Le décret paru le 28 décembre dernier visant à renforcer le contrôle des chômeurs inscrits à Pôle emploi, n’en finit pas de soulever les critiques. Ainsi, dans un communiqué diffusé ce mardi 8 janvier, le réseau Coorace, qui réunit 550 entreprises de l’économie sociale et solidaire, principalement engagées dans l’insertion par l’activité économique, estime que "le gouvernement démontre une nouvelle fois sa volonté de faire peser la responsabilité du chômage sur le demandeur d’emploi lui-même, sans interroger les failles du marché de l’emploi".
Le décret vient mettre en application certaines dispositions inscrites dans la loi du 5 septembre 2018 "pour la liberté de choisir son avenir professionnel", principalement dans les articles 59 et 60 portant sur les droits et les obligations des demandeurs d’emploi. Si, en mars dernier, la présentation du projet de réforme du chômage avait déjà soulevé de vives critiques dans ce domaine-là, sa traduction dans ce décret a surpris, tant les sanctions prévues à l’encontre des demandeurs d’emploi, qui ne respecteraient pas leurs obligations, se montrent plus sévères que les annonces initiales.
Suppression des allocations, plutôt que suspension
Ainsi, alors que la durée de radiation pour absence injustifiée à un rendez-vous avec un conseiller pouvait aller jusqu’à deux mois de radiation, le gouvernement envisageait de limiter cette durée à 15 jours. Finalement, le décret se montre bien plus sévère en fixant à un mois la durée de radiation pour le premier rendez-vous manqué (avec report des allocations), deux mois avec suppression des allocations pour le second et quatre mois avec suppression des allocations pour le troisième.

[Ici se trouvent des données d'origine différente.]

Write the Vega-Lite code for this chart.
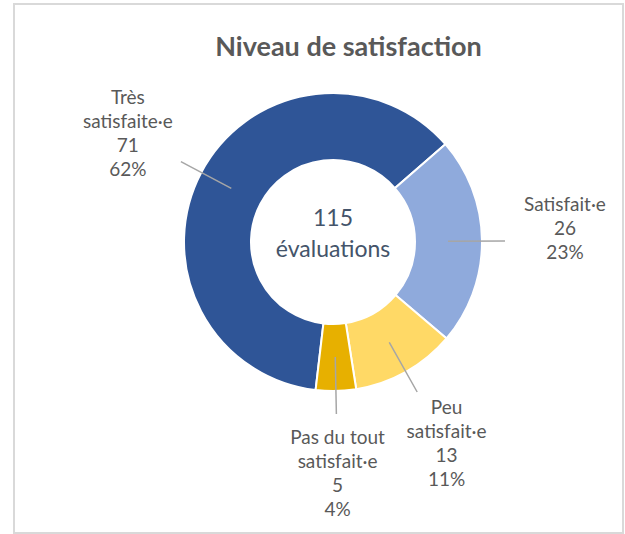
{
  "$schema": "https://vega.github.io/schema/vega-lite/v6.json",
  "width": 609,
  "height": 529,
  "autosize": "none",
  "padding": {"left": 14, "top": 4, "right": 2, "bottom": 1},
  "background": "white",
  "view": {"stroke": "#d9d9d9", "strokeWidth": 2},
  "config": {"view": {"stroke": "#d9d9d9", "strokeWidth": 2}, "font": "Lato"},
  "title": {
    "text": "Niveau de satisfaction",
    "font": "Lato",
    "fontSize": 27,
    "fontWeight": "bold",
    "color": "#595959",
    "anchor": "middle",
    "frame": "group",
    "offset": -79,
    "baseline": "alphabetic",
    "dx": 30
  },
  "data": {
    "values": [
      {"category": "Très satisfaite·e", "count": 71, "rank": 1, "label": ["Très", "satisfaite·e", "71", "62%"]},
      {"category": "Satisfait·e", "count": 26, "rank": 2, "label": ["Satisfait·e", "26", "23%"]},
      {"category": "Peu satisfait·e", "count": 13, "rank": 3, "label": ["Peu", "satisfait·e", "13", "11%"]},
      {"category": "Pas du tout satisfait·e", "count": 5, "rank": 4, "label": ["Pas du tout", "satisfait·e", "5", "4%"]}
    ]
  },
  "transform": [
    {"window": [{"op": "sum", "field": "count", "as": "cum"}], "sort": [{"field": "rank"}], "frame": [null, 0]},
    {"calculate": "datum.cum - datum.count/2", "as": "mid"}
  ],
  "layer": [
    {
      "mark": {"type": "arc", "outerRadius": 149, "innerRadius": 82, "stroke": "white", "strokeWidth": 2, "x": 319, "y": 238},
      "encoding": {
        "theta": {"field": "count", "type": "quantitative", "stack": true, "scale": {"domain": [0, 115], "range": [3.2585, 9.5417]}},
        "order": {"field": "rank", "type": "quantitative"},
        "color": {
          "field": "category",
          "type": "nominal",
          "scale": {
            "domain": ["Très satisfaite·e", "Satisfait·e", "Peu satisfait·e", "Pas du tout satisfait·e"],
            "range": ["#2F5597", "#8FAADC", "#FFD966", "#E7B000"]
          },
          "legend": null
        }
      }
    },
    {
      "mark": {"type": "arc", "outerRadius": 172, "innerRadius": 115, "stroke": "#A6A6A6", "strokeWidth": 1.5, "fillOpacity": 0, "x": 319, "y": 238},
      "encoding": {
        "theta": {"field": "mid", "type": "quantitative", "scale": {"domain": [0, 115], "range": [3.2585, 9.5417]}},
        "theta2": {"field": "mid"}
      }
    },
    {
      "mark": {"type": "text", "radius": 232, "x": 319, "y": 238, "dy": -36, "fontSize": 19, "lineHeight": 24, "color": "#595959", "align": "center", "baseline": "middle", "font": "Lato"},
      "encoding": {
        "theta": {"field": "mid", "type": "quantitative", "scale": {"domain": [0, 115], "range": [3.2585, 9.5417]}},
        "text": {"field": "label", "type": "nominal"}
      }
    },
    {
      "data": {"values": [{"t": ["115", "évaluations"]}]},
      "mark": {"type": "text", "x": 319, "y": 215, "fontSize": 23, "lineHeight": 31, "color": "#44546A", "align": "center", "baseline": "middle", "font": "Lato"},
      "encoding": {"text": {"field": "t", "type": "nominal"}}
    }
  ]
}
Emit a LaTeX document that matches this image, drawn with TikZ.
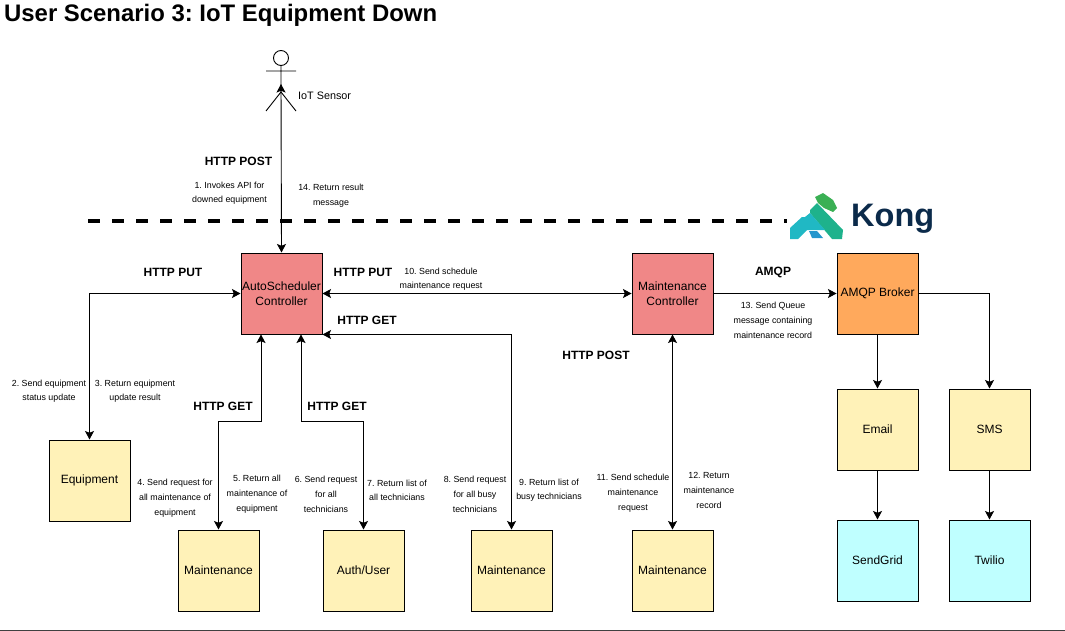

De même, le projet gouvernemental initial prévoyait l’allongement des durées de radiation pour tous les autres manquements, parmi lesquels l’insuffisance de recherche d’emploi et le refus d’une offre raisonnable d’emploi. Au 1er manquement, était envisagé 1 mois de radiation avec report de l’indemnisation correspondante ; au 2e, 2 mois de radiation avec suppression des allocations correspondantes et, à partir du 3e manquement, 4 mois de radiation avec suppression des allocations. A noter que le rejet d’une offre raisonnable d’emploi n’est considéré comme un manquement qu’à partir du second refus. In fine, le décret prévoit de supprimer les allocations dès le premier manquement.
Une offre raisonnable d’emploi "floue"
Enfin, s’ajoute à cela la redéfinition de la notion "d’offre raisonnable d’emploi". Le gouvernement la souhaitait souple, adaptable selon la situation du demandeur d’emploi, par son conseiller emploi. Ce choix est maintenu. Et il est renforcé par le fait le motif du "salaire insuffisant" par rapport au dernier salaire ne pourra désormais plus être utilisé pour refuser une offre. Organisations syndicales comme associations de chômeurs jugent que nouveau cadre de "l’offre raisonnable", trop flou, prête le flanc à l’arbitraire.

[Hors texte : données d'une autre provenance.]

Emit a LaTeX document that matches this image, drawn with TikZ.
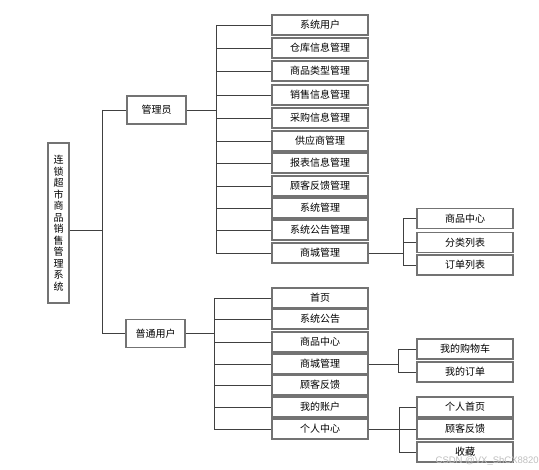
\documentclass[tikz,border=0pt]{standalone}
\usepackage{fontspec}
\newfontfamily\cjk{Noto Sans CJK SC}
\newfontfamily\wm{Liberation Sans}
\begin{document}
\begin{tikzpicture}[x=1pt,y=-1pt,
  every node/.style={inner sep=0pt},
  box/.style={draw=black!55,line width=1.1pt,fill=white,minimum width=96pt,minimum height=20pt,font=\cjk\fontsize{10}{12}\selectfont},
  mid/.style={box,minimum width=59pt,minimum height=28pt},
  conn/.style={draw=black!75,line width=0.8pt}]
\useasboundingbox (0,0) rectangle (539,470);
% root
\node[box,minimum width=21pt,minimum height=160pt,align=center,font=\cjk\fontsize{10}{11.5}\selectfont] (root) at (58.5,223)
 {连\\锁\\超\\市\\商\\品\\销\\售\\管\\理\\系\\统};
\node[mid] (admin) at (156.5,110) {管理员};
\node[mid] (user) at (155.5,333.5) {普通用户};
% admin children
\node[box] (a1) at (320,25) {系统用户};
\node[box] (a2) at (320,48) {仓库信息管理};
\node[box] (a3) at (320,71) {商品类型管理};
\node[box] (a4) at (320,95) {销售信息管理};
\node[box] (a5) at (320,118) {采购信息管理};
\node[box] (a6) at (320,141) {供应商管理};
\node[box] (a7) at (320,163) {报表信息管理};
\node[box] (a8) at (320,186) {顾客反馈管理};
\node[box] (a9) at (320,208) {系统管理};
\node[box] (a10) at (320,230) {系统公告管理};
\node[box] (a11) at (320,253) {商城管理};
\node[box] (b1) at (465,218.5) {商品中心};
\node[box] (b2) at (465,242.5) {分类列表};
\node[box] (b3) at (465,265) {订单列表};
% user children
\node[box] (u1) at (320,298) {首页};
\node[box] (u2) at (320,319) {系统公告};
\node[box] (u3) at (320,342) {商品中心};
\node[box] (u4) at (320,364) {商城管理};
\node[box] (u5) at (320,385) {顾客反馈};
\node[box] (u6) at (320,407) {我的账户};
\node[box] (u7) at (320,429) {个人中心};
\node[box] (c1) at (465,349) {我的购物车};
\node[box] (c2) at (465,372) {我的订单};
\node[box] (d1) at (465,407) {个人首页};
\node[box] (d2) at (465,429) {顾客反馈};
\node[box] (d3) at (465,452) {收藏};
% bus coordinates
\coordinate (r0) at (102,0);
\coordinate (ba) at (216,0);
\coordinate (bu) at (214,0);
\coordinate (bb) at (403,0);
\coordinate (bc) at (398,0);
\coordinate (bd) at (399,0);
% root connectors
\coordinate (rs) at ([yshift=-7pt]root.east);
\draw[conn] (rs) -- (r0 |- rs);
\draw[conn] (r0 |- admin.west) -- (r0 |- user.west);
\draw[conn] (r0 |- admin.west) -- (admin.west);
\draw[conn] (r0 |- user.west) -- (user.west);
% admin connectors
\draw[conn] (admin.east) -- (ba |- admin.east);
\draw[conn] (ba |- a1.west) -- (ba |- a11.west);
\foreach \n in {a1,a2,a3,a4,a5,a6,a7,a8,a9,a10,a11}
  \draw[conn] (ba |- \n.west) -- (\n.west);
\draw[conn] (a11.east) -- (bb |- a11.east);
\draw[conn] (bb |- b1.west) -- (bb |- b3.west);
\foreach \n in {b1,b2,b3}
  \draw[conn] (bb |- \n.west) -- (\n.west);
% user connectors
\draw[conn] (user.east) -- (bu |- user.east);
\draw[conn] (bu |- u1.west) -- (bu |- u7.west);
\foreach \n in {u1,u2,u3,u4,u5,u6,u7}
  \draw[conn] (bu |- \n.west) -- (\n.west);
\draw[conn] (u4.east) -- (bc |- u4.east);
\draw[conn] (bc |- c1.west) -- (bc |- c2.west);
\foreach \n in {c1,c2}
  \draw[conn] (bc |- \n.west) -- (\n.west);
\draw[conn] (u7.east) -- (bd |- u7.east);
\draw[conn] (bd |- d1.west) -- (bd |- d3.west);
\foreach \n in {d1,d2,d3}
  \draw[conn] (bd |- \n.west) -- (\n.west);
% watermark
\node[anchor=east,text=black!25,font=\wm\fontsize{9.5}{11}\selectfont] (wmk) at (539,461) {CSDN @VX\_ShCX8820};
\end{tikzpicture}
\end{document}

Ces mesures sont “totalement dé-corrélées des réalités quotidiennes des personnes sans emploi", dénonce le réseau Coorace. Additionnées “à la baisse de l’accompagnement par les conseillers de pôle emploi", poursuit-il, elles sont “révélatrices du désengagement de l’Etat dans la bataille pour l'emploi”. Coorace craint en outre “un risque majeur d’exclusion numérique des personnes en situation de précarité, qui seront d'autant plus pénalisées par les manques en termes d'accompagnement”.
Le 3 janvier, quelques jours après la parution du décret décrié, le Mouvement national des chômeurs et précaires (MNCP) dénonçait pour sa part une “politique détestable” qui “essaie de faire croire que le chômage, c'est la faute des chômeurs, et que c'est en leur tapant dessus qu'on va les faites avancer". Or, soulignait-il, “quand on tape sur la tête de quelqu'un, on l’enfonce !”.

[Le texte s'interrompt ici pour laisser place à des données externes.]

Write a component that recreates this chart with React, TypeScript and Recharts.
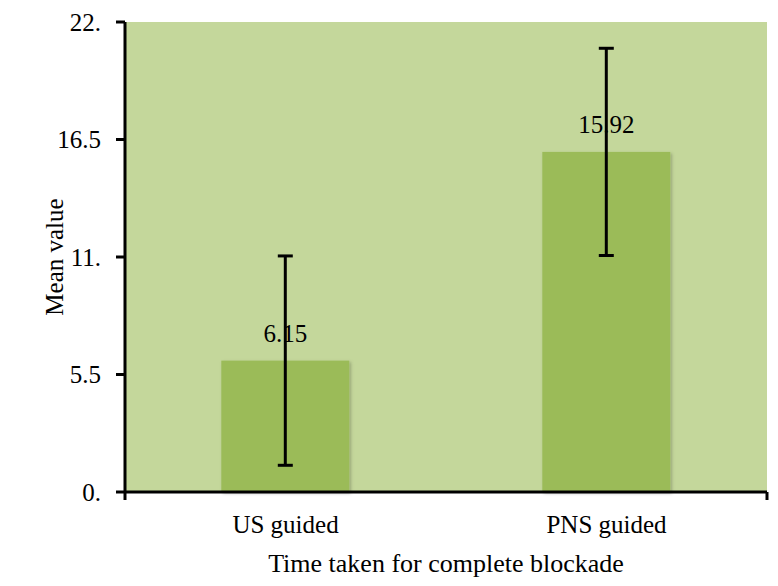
import React from 'react';
import { BarChart, Bar, XAxis, YAxis, CartesianGrid, ErrorBar, LabelList } from 'recharts';

const categories = ['US guided', 'PNS guided'];
const meanValues = [6.15, 15.92];
const errorValues = [4.9, 4.85];
const yTicks = [0, 5.5, 11, 16.5, 22];

const data = categories.map((name, i) => ({ name, mean: meanValues[i], err: errorValues[i] }));

const FONT = '"Liberation Serif", "Times New Roman", serif';

const formatY = (v: number) => (Number.isInteger(v) ? `${v}.` : `${v}`);

// rotated y title, centred on the axis height
const YTitle = ({ viewBox }: any) => {
  const x = viewBox.x - 11;
  const y = viewBox.y + viewBox.height / 2;
  return (
    <text
      x={x}
      y={y}
      transform={`rotate(-90, ${x}, ${y})`}
      textAnchor="middle"
      dominantBaseline="central"
      fill="#000"
      fontSize={25}
      fontFamily={FONT}
    >
      Mean value
    </text>
  );
};

// bar with the soft office-style shadow
const ShadowBar = (props: any) => {
  const { x, y, width, height, fill, index } = props;
  const id = `bar-shadow-${index}`;
  return (
    <g>
      <defs>
        <filter id={id} x="-10%" y="-10%" width="120%" height="120%">
          <feDropShadow dx="1.5" dy="1.5" stdDeviation="1.5" floodColor="#000" floodOpacity="0.25" />
        </filter>
      </defs>
      <rect x={x} y={y} width={width} height={height} fill={fill} filter={`url(#${id})`} />
    </g>
  );
};

const App: React.FC = () => {
  return (
    <div style={{ position: 'absolute', left: 0, top: 0, width: 778, height: 586, background: '#fff' }}>
      <BarChart
        width={778}
        height={586}
        data={data}
        margin={{ top: 22, right: 11, left: 65, bottom: 0 }}
        barCategoryGap="30%"
      >
        <CartesianGrid horizontal={false} vertical={false} fill="#C4D79B" />
        {/* boundary tick marks between categories */}
        <XAxis
          xAxisId="a"
          type="number"
          domain={[0, 2]}
          ticks={[0, 1, 2]}
          height={8}
          tickFormatter={() => ''}
          tickSize={8}
          axisLine={{ stroke: '#000', strokeWidth: 3 }}
          tickLine={{ stroke: '#000', strokeWidth: 3 }}
        />
        <XAxis
          xAxisId="b"
          dataKey="name"
          height={86}
          axisLine={false}
          tickLine={false}
          tickMargin={9}
          tick={{ fill: '#000', fontSize: 25, fontFamily: FONT }}
          label={{
            value: 'Time taken for complete blockade',
            position: 'insideBottom',
            offset: 14,
            fill: '#000',
            fontSize: 26,
            fontFamily: FONT,
          }}
        />
        <YAxis
          width={60}
          domain={[0, 22]}
          ticks={yTicks}
          tickFormatter={formatY}
          tickSize={9}
          tickMargin={15}
          axisLine={{ stroke: '#000', strokeWidth: 3 }}
          tickLine={{ stroke: '#000', strokeWidth: 3 }}
          tick={{ fill: '#000', fontSize: 25, fontFamily: FONT }}
          label={<YTitle />}
        />
        <Bar dataKey="mean" xAxisId="b" fill="#9BBB59" shape={<ShadowBar />} isAnimationActive={false}>
          <LabelList
            dataKey="mean"
            position="top"
            offset={19}
            fill="#000"
            fontSize={25}
            fontFamily={FONT}
          />
          <ErrorBar dataKey="err" width={7.5} strokeWidth={3} stroke="#000" direction="y" />
        </Bar>
      </BarChart>
    </div>
  );
};

export default App;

Exigeant le “retrait pour et simple” du décret, le MNCP affirmait qu'il “annonce sans aucun doute une future convention d’assurance chômage particulièrement injuste et dure pour les chômeurs”. Alors que les organisations patronales et syndicales sont en train de négocier une nouvelle convention, à la demande du gouvernement et suivant une feuille de route visant 3 à 3,9 milliards d'économies pour la branche de l'assurance chômage, l'organisation demandait que “les chômeurs soient enfin associés aux discussions sur leurs droits et, dans un premier temps, [à] être enfin reçue par la ministre du Travail qui continue, depuis son entrée en fonction, d’ignorer les chômeurs et leurs organisations”.